NORTH DAKOTA (KXNET) — Since its inception, the North Dakota Human Trafficking Task Force served around 760 victims of human trafficking in our state.
There are several types of human trafficking and North Dakota deals with a lot of them.
“I learned that there is such thing as labor trafficking. I have never heard of it. I didn’t really know it was a thing. I had no idea people could be coerced like that and withheld their legal documentation,” said Ryan Delichte, an attendee.
Human trafficking takes many forms but many fall under sex trafficking, labor trafficking, and debt bondage.
For labor trafficking, using immigration and legal papers as a weapon is a sign of it. It’s also the most common form of trafficking in North Dakota.
“I was actually surprised that sex trafficking was not the most common form of trafficking.
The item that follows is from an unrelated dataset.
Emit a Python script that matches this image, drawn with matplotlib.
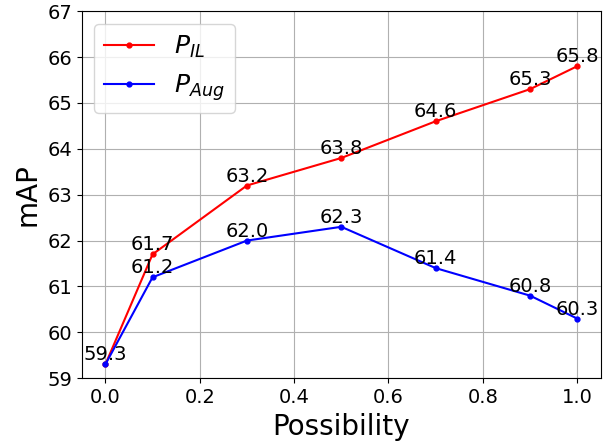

I thought that it is one of the only if not the most common forms of trafficking,” said Delichte.
Sarah Johnston, a central navigator for the North Dakota Human Trafficking Task Force, says those who are vulnerable to trafficking are those who need love, income, want romantic relationships, and wants to better their circumstance.
She also mentions some vulnerabilities and risk factors including mental illness, gang involvement, intellectual disability, familial rejection, homelessness, and more.
“Preventing any vulnerability is a big one. So supporting those organizations that are serving the vulnerable people in our community. Supporting the homeless. Anything that is supporting mental health awareness that is supporting homelessness, food, drug addiction,” said Johnston
Some myths of trafficking, according to Johnston, are that not all victims are children.
Most forced labor victims are adults, and sex trafficking involves both adults and children.
83% of victims the Task Force served have been North Dakota residents. And 17% have been from Minot between January 2016 and June 2023.
“I will say typically when there is more people, there is more people being trafficked. So our larger areas probably have more people being trafficked but that is just a larger population and what happens,” said Johnston.
Trafficking can happen to anyone anywhere says Johnston and it is mainly all about coercion.
If you see something that looks like trafficking, contact law enforcement immediately. Human traffickers are always moving, so it’s best to act fast.